One of the hardest terrains for teams to navigate is figuring out the balance between trouble and talent.
The departure of the talented pass rusher means the Saints now will be without their best pass rusher, who led the team with 22 sacks over the past two seasons. They will absorb a $5.45 million salary-cap hit this season and a $12.1 million hit in 2016 just to get him out of the building.
That’s not a small blow. Think about those numbers and all the talent that could be acquired with it. That’s how bad the brass wanted Galette out of New Orleans.
It couldn’t have been an easy decision for the team to reach, but it had to be done — even if it means admitting the extension Galette signed last offseason was a big mistake. Those things happen. Sometimes guys toe the line just long enough to get paid and then break bad.
Yes, the Saints were duped. But the bigger mistake would have been pretending they weren’t duped to preserve pride and dollars.
Galette began the offseason by being accused of domestic violence, a charge that was not pursued, and then a video emerged that reportedly featured him hitting a woman with a belt at a beach. And that’s not touching the misguided comments about last year’s defense being better than their predecessors who won a Super Bowl, which rubbed people inside and outside of the team building the wrong way, and immature social media postings that at times caused uproars.
The NFL is investigating both issues and recently had a disciplinary meeting with Galette. Punishment has not yet been announced by the league.
But those are formalities the Saints decision-makers decided they couldn’t wait to be resolved. Sean Payton and Mickey Loomis have sent a clear message this offseason that they aren’t messing around. Something had to be done. This situation festered unresolved long enough.
Most of the players who were considered to be more trouble than they are worth were moved out after the season, forced to find a way to make their livings in other cities and try to fit in in other locker rooms. Given Galette’s talent — and the fact that there isn’t an obvious sure thing waiting in the wings to take his place — he was given two strikes before being terminated.
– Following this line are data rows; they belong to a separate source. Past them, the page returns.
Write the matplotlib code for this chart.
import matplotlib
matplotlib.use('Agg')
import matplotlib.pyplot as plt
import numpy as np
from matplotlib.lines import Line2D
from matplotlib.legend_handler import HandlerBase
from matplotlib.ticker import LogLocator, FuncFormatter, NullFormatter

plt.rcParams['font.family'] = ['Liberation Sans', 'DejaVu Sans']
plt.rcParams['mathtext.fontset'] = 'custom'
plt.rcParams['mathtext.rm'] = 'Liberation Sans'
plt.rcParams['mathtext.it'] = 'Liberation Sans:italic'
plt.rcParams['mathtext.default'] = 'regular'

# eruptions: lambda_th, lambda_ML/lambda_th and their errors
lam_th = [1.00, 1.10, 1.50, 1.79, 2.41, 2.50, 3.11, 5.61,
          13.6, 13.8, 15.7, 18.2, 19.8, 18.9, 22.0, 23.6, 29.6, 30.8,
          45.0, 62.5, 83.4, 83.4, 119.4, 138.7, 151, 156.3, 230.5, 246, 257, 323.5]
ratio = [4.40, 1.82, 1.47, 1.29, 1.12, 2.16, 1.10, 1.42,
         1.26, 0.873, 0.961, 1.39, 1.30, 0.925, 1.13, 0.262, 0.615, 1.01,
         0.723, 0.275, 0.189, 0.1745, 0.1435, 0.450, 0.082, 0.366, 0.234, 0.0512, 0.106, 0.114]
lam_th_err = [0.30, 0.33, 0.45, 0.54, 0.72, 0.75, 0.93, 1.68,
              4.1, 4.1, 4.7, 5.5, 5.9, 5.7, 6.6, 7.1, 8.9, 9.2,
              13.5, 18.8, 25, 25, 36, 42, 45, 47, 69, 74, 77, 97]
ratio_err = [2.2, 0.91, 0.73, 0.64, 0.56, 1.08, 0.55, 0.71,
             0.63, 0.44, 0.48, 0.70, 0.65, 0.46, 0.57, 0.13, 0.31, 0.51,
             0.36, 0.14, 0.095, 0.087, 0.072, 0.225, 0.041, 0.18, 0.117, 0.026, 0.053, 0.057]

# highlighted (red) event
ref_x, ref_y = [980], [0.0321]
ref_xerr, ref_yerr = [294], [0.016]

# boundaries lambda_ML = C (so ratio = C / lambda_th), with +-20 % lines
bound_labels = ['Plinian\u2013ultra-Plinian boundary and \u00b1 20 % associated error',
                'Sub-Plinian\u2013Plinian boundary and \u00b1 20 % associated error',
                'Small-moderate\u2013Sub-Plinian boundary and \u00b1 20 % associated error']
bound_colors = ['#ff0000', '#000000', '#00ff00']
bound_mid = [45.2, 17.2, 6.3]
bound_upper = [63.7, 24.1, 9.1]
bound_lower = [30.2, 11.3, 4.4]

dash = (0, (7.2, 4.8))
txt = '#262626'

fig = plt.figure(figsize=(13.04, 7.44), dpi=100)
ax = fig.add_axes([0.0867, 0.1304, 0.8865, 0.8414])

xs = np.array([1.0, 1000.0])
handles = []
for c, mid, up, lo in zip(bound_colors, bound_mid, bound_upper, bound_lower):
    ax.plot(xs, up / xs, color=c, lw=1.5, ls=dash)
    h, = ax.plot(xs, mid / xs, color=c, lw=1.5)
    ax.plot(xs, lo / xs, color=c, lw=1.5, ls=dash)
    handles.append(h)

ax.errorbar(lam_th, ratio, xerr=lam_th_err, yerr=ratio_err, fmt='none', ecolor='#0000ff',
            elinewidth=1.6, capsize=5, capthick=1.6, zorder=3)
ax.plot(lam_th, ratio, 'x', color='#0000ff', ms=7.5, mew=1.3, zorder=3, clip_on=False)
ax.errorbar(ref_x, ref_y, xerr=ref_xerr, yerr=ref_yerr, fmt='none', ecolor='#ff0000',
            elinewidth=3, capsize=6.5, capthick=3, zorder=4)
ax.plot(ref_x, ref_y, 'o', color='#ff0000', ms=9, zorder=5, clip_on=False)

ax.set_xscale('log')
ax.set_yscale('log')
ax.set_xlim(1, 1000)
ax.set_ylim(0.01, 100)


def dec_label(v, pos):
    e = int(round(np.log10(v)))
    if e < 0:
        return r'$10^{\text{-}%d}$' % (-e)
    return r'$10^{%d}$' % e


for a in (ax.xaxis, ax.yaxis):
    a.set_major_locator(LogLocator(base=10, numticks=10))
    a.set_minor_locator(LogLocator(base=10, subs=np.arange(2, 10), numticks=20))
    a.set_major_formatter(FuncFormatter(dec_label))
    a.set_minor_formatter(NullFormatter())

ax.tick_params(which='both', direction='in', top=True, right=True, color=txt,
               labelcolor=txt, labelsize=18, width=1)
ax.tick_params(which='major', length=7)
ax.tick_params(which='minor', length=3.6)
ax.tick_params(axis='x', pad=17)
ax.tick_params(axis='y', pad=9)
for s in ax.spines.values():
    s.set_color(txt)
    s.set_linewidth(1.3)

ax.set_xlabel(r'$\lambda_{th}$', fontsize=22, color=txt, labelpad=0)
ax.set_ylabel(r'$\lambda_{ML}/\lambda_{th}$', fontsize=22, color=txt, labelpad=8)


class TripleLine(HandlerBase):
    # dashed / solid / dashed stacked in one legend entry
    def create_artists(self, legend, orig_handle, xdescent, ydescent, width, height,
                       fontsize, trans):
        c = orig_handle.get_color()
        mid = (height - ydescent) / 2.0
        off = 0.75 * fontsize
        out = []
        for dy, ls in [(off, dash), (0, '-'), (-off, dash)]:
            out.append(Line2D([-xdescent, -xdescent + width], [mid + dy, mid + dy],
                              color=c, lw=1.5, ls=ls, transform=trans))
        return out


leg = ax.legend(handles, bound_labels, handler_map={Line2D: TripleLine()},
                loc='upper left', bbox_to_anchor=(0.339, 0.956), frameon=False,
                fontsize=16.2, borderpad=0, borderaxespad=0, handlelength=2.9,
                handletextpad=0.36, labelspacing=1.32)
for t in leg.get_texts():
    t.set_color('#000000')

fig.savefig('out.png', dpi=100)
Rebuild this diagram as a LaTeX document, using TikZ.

The beach video demonstrated a pattern of bad behavior. Yes, it was from a couple of years ago, but it couldn’t be ignored. It became clear that Galette’s time in New Orleans could be coming to a close when the team submitted it to the NFL for review, even if that was protocol. This wasn’t a team standing by its player; it was a team locked into a strained relationship, ready to face the facts of its reality.
The reality isn’t pretty. There’s a hole to fill now, and all the attractive ways to fill it were gobbled up by other teams early in the free-agent process. The team now will have to turn toward veteran Anthony Spencer, who was signed to a prove-it deal this offseason, to fill the void, or second-round pick Hau’oli Kikaha. Those aren’t sure things.
The only sure thing for that spot was Galette. It wasn’t long ago that the team thought it wouldn’t have to worry about finding someone to fill the patch of turf he has ably stood in the past few years. Those concerns were supposed to be over when he signed a four-year, $41.5 million contract last September.
But those concerns turned out to be lesser than the concerns of keeping Galette around. Loomis and Payton should be credited for making the hard decision. A lot of teams would have found a way to spin a narrative about wrong places, wrong times, shady associates and growing up to make this all go away.
They didn’t, and they deserve credit for that.
The Saints also deserve credit for sticking to the script. The goal of this offseason was to clean up the locker room, stock it with good citizens who are dedicated to the program and find out how to play winning football again after going 7-9 last season. Keeping Galette around while all of this was going on would have run counter to that initiative.
You can’t have a guy who is caught up in these kinds of things and say with a straight face that is the new initiative for the team.
Galette had to go for any of that to be true. It’s hard to avoid looking like a hypocrite when preaching a message of accountability while harboring the antithesis of that message.
Sometimes the only way to equal the balance is to take some weight out of the equation.